Mark and Jez are two such atoms who have collided and glued together, though bound not by attraction but necessity, two university friends who have wound up living together in Croydon. Their friendship is formed of mutual love and loathing, each regarding the other as the worst-case scenario, a motivating example of how bad things could get. But they’re both outcasts and they know it. In a line that Robert Webb regards as the show’s thesis statement, Jez imagines a more “normal” existence, thinking he could abandon Mark and “be in the mainstream of the culture instead of lying like a freak in our weird puddle”. Of course, he doesn’t leave, and neither of them get anywhere, trying and failing to scale the ladders of success they’ve misguidedly selected.
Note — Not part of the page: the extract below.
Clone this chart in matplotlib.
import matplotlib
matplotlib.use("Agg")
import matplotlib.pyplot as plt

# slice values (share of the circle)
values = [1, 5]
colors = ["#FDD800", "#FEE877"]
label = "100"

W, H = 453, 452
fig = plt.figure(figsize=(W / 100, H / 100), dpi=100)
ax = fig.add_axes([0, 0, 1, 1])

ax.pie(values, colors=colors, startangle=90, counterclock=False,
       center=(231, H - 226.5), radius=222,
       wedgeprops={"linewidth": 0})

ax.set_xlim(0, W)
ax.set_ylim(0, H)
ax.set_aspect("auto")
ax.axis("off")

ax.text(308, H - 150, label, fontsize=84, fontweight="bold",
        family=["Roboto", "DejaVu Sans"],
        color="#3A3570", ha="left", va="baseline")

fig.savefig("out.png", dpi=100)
For Mark, this looks like a Blairite update of the dad-on-the-Meccano-box family man. He wants a house in Surrey (and ultimately a “cottage in the Ardennes”), children who learn the viola and ancient Greek, a mid-level executive job, a Mensa membership and a Sunday Times subscription. He is too anxious and self-sabotaging to achieve nearly any of these things. And for much of the series, he projects these expectations onto Sophie (Olivia Colman), a colleague he imagines holds the key to this lifestyle, even though, as he admits, they have “very little basic compatibility”.
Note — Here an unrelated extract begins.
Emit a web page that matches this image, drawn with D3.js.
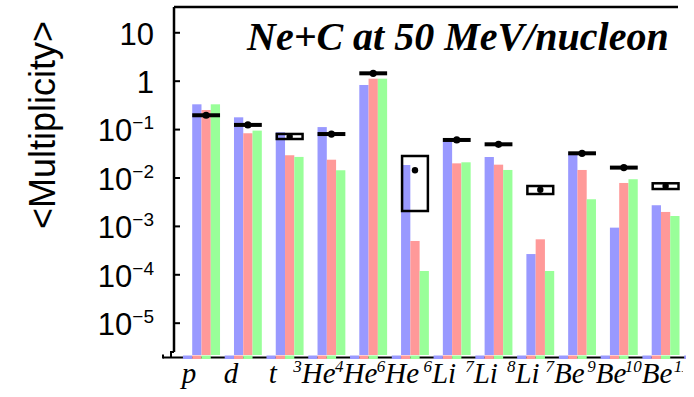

This creates the show’s greatest and most agonising plotline: Sophie and Mark’s relationship, accidental engagement (a twin product of “embarrassment” and “fear”), and Mark’s attempts to extricate himself (respectably) from the arrangement, up to and including on their wedding day. This leaves him at the altar saying “I do”, even his attempted jilting a failure, with his bride-to-be weeping beside him. He thinks to himself (and to us): “That’s it. I’ve ruined it. I’ve ruined my life. You only get one life, and I’ve ruined mine.” It’s a disastrous tilt at 21st-century bourgeois-dom, later to be further disappointed by menial, manual jobs, further failed (though initially more promising) relationships, and a child born out of wedlock.
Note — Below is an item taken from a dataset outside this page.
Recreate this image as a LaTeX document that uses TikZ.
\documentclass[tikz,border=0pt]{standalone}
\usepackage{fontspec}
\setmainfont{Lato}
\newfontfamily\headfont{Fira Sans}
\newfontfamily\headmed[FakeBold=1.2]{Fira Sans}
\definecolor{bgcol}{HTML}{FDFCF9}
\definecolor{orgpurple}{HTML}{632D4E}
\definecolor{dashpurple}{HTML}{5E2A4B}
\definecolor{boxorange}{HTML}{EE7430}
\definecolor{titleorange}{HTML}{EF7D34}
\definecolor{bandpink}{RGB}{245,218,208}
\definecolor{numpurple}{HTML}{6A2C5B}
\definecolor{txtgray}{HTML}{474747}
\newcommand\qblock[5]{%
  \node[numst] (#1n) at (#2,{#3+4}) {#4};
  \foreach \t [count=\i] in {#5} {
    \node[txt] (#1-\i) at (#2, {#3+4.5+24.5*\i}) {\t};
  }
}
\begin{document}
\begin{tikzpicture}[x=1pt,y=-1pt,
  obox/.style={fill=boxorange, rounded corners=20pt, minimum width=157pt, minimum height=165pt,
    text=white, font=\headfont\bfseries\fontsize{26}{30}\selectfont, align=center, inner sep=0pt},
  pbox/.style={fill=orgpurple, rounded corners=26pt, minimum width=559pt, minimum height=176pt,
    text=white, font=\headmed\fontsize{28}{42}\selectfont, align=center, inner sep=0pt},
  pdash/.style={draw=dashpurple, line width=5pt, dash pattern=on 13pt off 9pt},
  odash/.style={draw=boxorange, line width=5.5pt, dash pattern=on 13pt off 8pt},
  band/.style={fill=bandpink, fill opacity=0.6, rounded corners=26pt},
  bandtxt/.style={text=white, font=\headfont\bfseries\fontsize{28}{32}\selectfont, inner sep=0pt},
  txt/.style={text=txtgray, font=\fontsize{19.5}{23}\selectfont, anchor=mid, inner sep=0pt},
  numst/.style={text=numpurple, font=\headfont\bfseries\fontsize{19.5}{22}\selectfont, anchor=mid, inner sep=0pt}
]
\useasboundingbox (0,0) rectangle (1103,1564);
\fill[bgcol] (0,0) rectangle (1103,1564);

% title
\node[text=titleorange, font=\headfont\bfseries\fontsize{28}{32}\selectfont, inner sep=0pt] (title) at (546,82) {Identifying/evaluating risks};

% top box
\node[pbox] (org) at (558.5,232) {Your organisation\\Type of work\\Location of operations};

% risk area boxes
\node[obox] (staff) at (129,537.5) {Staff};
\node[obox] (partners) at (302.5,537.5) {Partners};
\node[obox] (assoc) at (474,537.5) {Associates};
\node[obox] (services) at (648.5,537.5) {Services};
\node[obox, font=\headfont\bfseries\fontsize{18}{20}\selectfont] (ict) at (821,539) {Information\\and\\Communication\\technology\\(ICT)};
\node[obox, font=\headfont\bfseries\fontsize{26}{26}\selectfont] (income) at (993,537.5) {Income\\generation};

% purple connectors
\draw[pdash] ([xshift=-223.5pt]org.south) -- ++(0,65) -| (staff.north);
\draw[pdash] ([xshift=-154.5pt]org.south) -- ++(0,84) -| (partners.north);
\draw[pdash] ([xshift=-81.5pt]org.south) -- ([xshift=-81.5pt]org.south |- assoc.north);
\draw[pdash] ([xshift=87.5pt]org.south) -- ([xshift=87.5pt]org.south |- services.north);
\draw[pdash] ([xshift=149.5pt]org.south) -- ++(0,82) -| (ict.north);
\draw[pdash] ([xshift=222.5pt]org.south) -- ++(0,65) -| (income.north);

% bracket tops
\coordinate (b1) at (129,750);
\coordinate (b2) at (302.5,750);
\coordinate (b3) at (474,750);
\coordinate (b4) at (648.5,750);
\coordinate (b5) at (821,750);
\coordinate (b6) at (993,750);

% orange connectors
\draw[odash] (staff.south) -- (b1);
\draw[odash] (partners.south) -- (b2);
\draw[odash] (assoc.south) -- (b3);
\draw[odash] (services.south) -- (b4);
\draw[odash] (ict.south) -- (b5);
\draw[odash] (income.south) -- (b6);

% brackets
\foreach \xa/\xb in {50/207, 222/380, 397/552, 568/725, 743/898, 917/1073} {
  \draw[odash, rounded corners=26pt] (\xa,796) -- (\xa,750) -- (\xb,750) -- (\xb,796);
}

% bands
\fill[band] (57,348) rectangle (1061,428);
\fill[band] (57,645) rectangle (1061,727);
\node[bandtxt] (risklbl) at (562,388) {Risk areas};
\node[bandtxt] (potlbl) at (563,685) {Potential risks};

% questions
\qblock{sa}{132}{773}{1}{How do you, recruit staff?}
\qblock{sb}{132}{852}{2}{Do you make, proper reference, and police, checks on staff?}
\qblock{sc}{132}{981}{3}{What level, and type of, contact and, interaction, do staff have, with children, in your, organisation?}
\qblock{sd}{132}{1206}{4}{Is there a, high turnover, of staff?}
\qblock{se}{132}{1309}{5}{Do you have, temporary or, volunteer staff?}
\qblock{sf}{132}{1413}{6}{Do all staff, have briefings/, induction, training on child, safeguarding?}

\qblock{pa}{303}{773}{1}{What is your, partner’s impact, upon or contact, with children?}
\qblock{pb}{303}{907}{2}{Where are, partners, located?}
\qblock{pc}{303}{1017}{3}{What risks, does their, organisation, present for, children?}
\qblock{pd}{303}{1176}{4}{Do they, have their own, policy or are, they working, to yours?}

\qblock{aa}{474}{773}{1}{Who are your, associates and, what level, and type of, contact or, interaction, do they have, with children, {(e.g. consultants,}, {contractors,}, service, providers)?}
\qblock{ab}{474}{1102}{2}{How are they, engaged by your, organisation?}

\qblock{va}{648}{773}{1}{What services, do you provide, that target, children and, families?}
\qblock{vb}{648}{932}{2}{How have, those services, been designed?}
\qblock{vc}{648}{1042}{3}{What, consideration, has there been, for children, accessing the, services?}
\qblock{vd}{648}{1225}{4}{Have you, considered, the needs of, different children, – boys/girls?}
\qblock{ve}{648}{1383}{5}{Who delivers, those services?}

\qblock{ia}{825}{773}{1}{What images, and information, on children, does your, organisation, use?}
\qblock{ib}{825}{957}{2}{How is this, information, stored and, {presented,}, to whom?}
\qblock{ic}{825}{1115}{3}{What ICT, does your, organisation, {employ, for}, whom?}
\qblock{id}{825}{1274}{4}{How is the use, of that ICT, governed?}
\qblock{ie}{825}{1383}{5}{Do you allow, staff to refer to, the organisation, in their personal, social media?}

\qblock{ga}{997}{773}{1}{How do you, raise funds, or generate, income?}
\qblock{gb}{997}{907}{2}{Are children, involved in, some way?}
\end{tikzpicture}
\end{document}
Whereas Jez is an altogether more contemporary creature. He’s desperate above all to be celebrity-famous, even, if necessary, just for being famous. Craig Phillips or The Chemical Brothers will do fine (an outtake from the first series even shows Jez’s audition tape for Big Brother). This initially takes the form of trying to make it as a talentless DJ-musician alongside “Super Hans”, his erratic and “crack-addled maniac” bandmate, just one of the pack of eccentrics and one-offs that orbit Jez and Mark’s lives, there to perplex and bedevil them further. When music and the dole give out, he pursues the even more fashionable, undemanding and unpromising career of a “life coach”, delivering catastrophic and unethical advice to his clients, who are marginally more damaged than him.
If Mark is buttoned-up and emotionally barren, a superhuman super-ego of English repression, Jez is his exact double, the “work-shy freeloader” to Mark’s “tight-fisted cockmuncher”. He’s a bohemian with none of the art and all of the mess. At one point, he’s living in a bathtub; at another, he agrees to pimp out his girlfriend to Mark’s boss (after haggling to the exact price of £530). He’s feckless and thoughtless, driven by a pathological adolescence summed-up by his motto of “sucky-fucky” and his “higher law” of “if it feels good, do it”. To which Mark responds, with full David Mitchell panel-show condescension, “Oh, that’s a great law, isn’t it? What’s that, Gaddafi’s law?” At Peep Show’s best, entire episodes can pass like this, the minutiae of life chewed up in perfectly weighted and acted exchanges between its leads. And the quality of the comedy is what sustains such a bleak format, the viewer caught in the bitter-sweet spot of laugh or cry, wince or snort, smile or groan.
It’s not a classic recipe for a large audience, and while it was on TV, Peep Show only ever enjoyed the dubious honour of “cult” status. Beloved by a few, heralded by critics, and commercially unfortunate. It was threatened with cancellation annually. Remarkable, then, that, in the past half-decade, it has achieved a cultural significance and pop-cultural ubiquity that is rare for any modern sitcom, celebrated at the very top of “best-of” lists. These days there are only two sitcoms one can, in need of auxiliary humour at a forbidding social gathering, quote to some agreeable recognition: The Inbetweeners and Peep Show. The “four naan?” exchange in particular has become so commonplace as to have slipped from reference to irritating catchphrase.
And that’s because the mood of Peep Show has moved from cult to collective. Its cackling cynicism, its unchanging protagonists and its anxious interiority were all original at the time of release, improvements and innovations on the cringe comedy trend. The Office may be the more singular, sculpted achievement, and The Thick of It a greater satire, while Fleabag achieves a level of genuine artistic beauty neither can compete with. But — sprawling, baggy, inconsistent but never far from brilliant — in its totality, Peep Show offers some of the pleasures previously reserved for the English comic novel.
The final frame of Peep Show sees our protagonists slumped at angles to the TV in their flat, both rejected by respective love interests, discussing exactly how they’d murder each other (if the situation arose). For all of its comedy, there’s something existential, something of an English Godot about the scene. And, for better or worse, they sit as our representatives: their schemes for improvement defeated and humiliated. Even if Britain has always found solace in abjection, it’s quite a terminal pair for us to have taken up. Ricky Gervais found the heart to relent on David Brent at the end, granting him that laugh from his colleagues that he always wanted. But, in a world that feels ever more joyless and farcical, manic and dejected, perhaps laughter in the dark is only the natural accompaniment.